The severity of Davis’ crime weighs against the use of anything more than minimal force because the charge underlying her arrest—driving with a suspended license for failing to provide proof of automobile insurance—is a misdemeanor. See
The second factor, whether Davis posed an immediate threat to the safety of the officers or others, also weighs against Clifford and Fahlsing. There is no evidence that Davis had access to a weapon or that she threatened harm to herself or others. Cf. Zia Trust Co. ex rel. Causey v. Montoya, 597 F.3d 1150, 1155 (10th Cir. 2010) (clearly established law prohibits use of deadly force when the officer “did not have probable cause to believe that [arrestee posed] a serious threat of serious physical harm to himself or others” (quotation omitted)); see also Terebesi v. Torreso, 764 F.3d 217, 239 (2d Cir. 2014) (denying qualified immunity to officers who used stun grenades when there was no suggestion that the arrestee was ready to engage in violence or had immediate access to weapons); Cyrus v. Town of Mukwonago, 624 F.3d 856, 863 (7th Cir. 2010) (holding a jury could conclude that officer‘s use of force was excessive, in part, because the officer knew the arrestee was unarmed and could not access a weapon); Winterrowd v. Nelson, 480 F.3d 1181, 1185 (9th Cir. 2007) (officer‘s use of force was not justified when arrestee carried a weapon in his car but was far from his vehicle and unable to access the weapon). To the contrary, Davis alleges she merely sought reassurance that she would not be hurt, and that the officers responded by shattering her vehicle window and pulling her through the broken window by her hair and arms. Because the evidence does not demonstrate that Davis posed a threat to the safety of the officers or others, this factor suggests Clifford and Fahlsing‘s use of force was excessive.
Viewing the evidence in the light most favorable to Davis, Howard, 534 F.3d at 1235, we conclude she has demonstrated that Clifford and Fahlsing used excessive force.
B
We turn to the second element—whether the law was clearly established. “A right is clearly established if it would be clear to a reasonable officer that his conduct was unlawful in the situation.” Maresca v. Bernalillo Cty., 804 F.3d 1301, 1308 (10th Cir. 2015) (quotation omitted), petition for cert. filed, 84 U.S.L.W. 3484 (U.S. Feb. 22, 2016) (No. 15-1076). Generally “this means that there must be a Supreme Court or Tenth Circuit decision on point, or the clearly established weight of authority from other courts must have found the law to be as the plaintiff maintains.” Id. (quotation omitted). “However, the qualified immunity analysis involves more than a scavenger hunt for prior cases with precisely the same facts.” Perea, 817 F.3d at 1204 (quotation omitted). “[A] general constitutional rule ... can apply with obvious clarity to the specific conduct in question, even though [such conduct] has not previously been held unlawful.” Anderson v. Blake, 469 F.3d 910, 914 (10th Cir. 2006) (quotation omitted). “We have therefore adopted a sliding scale to determine when law is clearly established. The more obviously egregious the conduct in light of prevailing constitutional principles, the less specificity is required from prior case law to clearly establish the violation.” Casey, 509 F.3d at 1284 (quotation omitted). We have been cautioned “not to ‘define clearly established law at a high level of generality,’ but to focus on ‘whether the violative nature of particular conduct is clearly established.‘” Perea, 817 F.3d at 1204 (quoting Mullenix v. Luna, 136 U.S. 305, 308, 136 S.Ct. 305, 193 L.Ed.2d 255 (2015)).

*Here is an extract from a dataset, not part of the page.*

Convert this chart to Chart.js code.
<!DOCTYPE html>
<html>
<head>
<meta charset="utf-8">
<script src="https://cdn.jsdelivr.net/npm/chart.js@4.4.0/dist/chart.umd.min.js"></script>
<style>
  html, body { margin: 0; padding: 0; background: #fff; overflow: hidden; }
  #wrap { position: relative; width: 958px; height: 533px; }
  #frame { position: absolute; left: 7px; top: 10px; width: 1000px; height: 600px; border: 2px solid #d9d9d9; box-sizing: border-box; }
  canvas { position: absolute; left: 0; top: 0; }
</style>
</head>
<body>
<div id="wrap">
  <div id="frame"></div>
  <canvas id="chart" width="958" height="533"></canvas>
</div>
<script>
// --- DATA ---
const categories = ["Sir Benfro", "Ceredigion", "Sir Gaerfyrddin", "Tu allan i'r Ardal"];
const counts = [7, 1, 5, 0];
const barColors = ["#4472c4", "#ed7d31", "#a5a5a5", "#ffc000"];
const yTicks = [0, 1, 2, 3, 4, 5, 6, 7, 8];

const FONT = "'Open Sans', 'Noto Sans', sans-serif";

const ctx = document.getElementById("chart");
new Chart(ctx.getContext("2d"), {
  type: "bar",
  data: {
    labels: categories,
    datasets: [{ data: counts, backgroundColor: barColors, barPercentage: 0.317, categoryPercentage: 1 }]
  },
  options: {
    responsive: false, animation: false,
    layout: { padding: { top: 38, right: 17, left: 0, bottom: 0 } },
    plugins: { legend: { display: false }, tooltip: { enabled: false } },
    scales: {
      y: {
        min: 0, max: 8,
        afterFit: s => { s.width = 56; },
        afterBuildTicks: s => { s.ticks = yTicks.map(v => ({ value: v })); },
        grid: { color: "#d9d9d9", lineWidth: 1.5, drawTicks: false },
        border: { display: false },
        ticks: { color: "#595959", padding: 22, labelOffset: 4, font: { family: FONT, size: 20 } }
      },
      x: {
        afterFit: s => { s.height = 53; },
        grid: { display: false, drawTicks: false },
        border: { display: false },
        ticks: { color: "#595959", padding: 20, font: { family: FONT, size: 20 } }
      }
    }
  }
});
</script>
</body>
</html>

The degree of force allegedly used by police officers in this case is disturbing, and we find nothing in the record that would justify the alleged aggressive behavior of the officers. “[W]e need not have decided a case involving similar facts to say that no reasonable officer could believe that he was entitled to behave as [Clifford and Fahlsing] allegedly did.” Casey, 509 F.3d at 1285. “When an officer‘s violation of the Fourth Amendment is particularly clear from Graham itself, we do not require a second decision with greater specificity to clearly establish the law.” Morris, 672 F.3d at 1197 (quotation omitted).2
Looking at other circuits, this case is closely akin to Deville v. Marcantel, 567 F.3d 156 (5th Cir. 2009), which held that the law was clearly established that officers used excessive force in executing a minor traffic stop by breaking the driver‘s-side window, roughly extracting the driver from the car, and tightly handcuffing her, causing severe nerve damage, when she passively resisted arrest. Id. at 169; see also Thornton v. City of Macon, 132 F.3d 1395, 1400 (11th Cir. 1998) (holding that when arrestees had not committed a serious crime, posed no immediate threat, and did not actively resist arrest, “the officers were not justified in using any force, and a reasonable officer thus would have recognized that the force used was excessive“). Because all of the Graham factors are in Davis’ favor, “a reasonable officer would know based on his training that the force used was not justified.” Morris, 672 F.3d at 1198; see also Hope v. Pelzer, 536 U.S. 730, 741 (2002) (“[O]fficials can still be on notice that their conduct violates established law even in novel factual circumstances.“). Thus, viewing the evidence in the light most favorable to Davis, we conclude she has met her burden to demonstrate that the law was clearly established that the officers used excessive force. Thus, Clifford and Fahlsing are not entitled to qualified immunity and we reverse the district court‘s grant of summary judgment to these two officers.3
C
The district court granted summary judgment in favor of Sergeants Michele Wagner and Michelle Current because Davis’ allegations against them—that one held her legs while she was handcuffed—were insufficient to state a claim for excessive force. Davis does not challenge this determination on appeal, and thus any claim of error is waived. See United States v. Lilly, 810 F.3d 1205, 1219 n.6 (10th Cir. 2016). Accordingly, we affirm the grant of summary judgment to Wagner and Current.
III
The grant of summary judgment in favor of Wagner, Current, and the City is AFFIRMED. The judgment as to Clifford and Fahlsing is REVERSED and the claims pertaining to them are remanded for further proceedings consistent with this opinion. Davis’ motion to proceed in forma pauperis on appeal is GRANTED.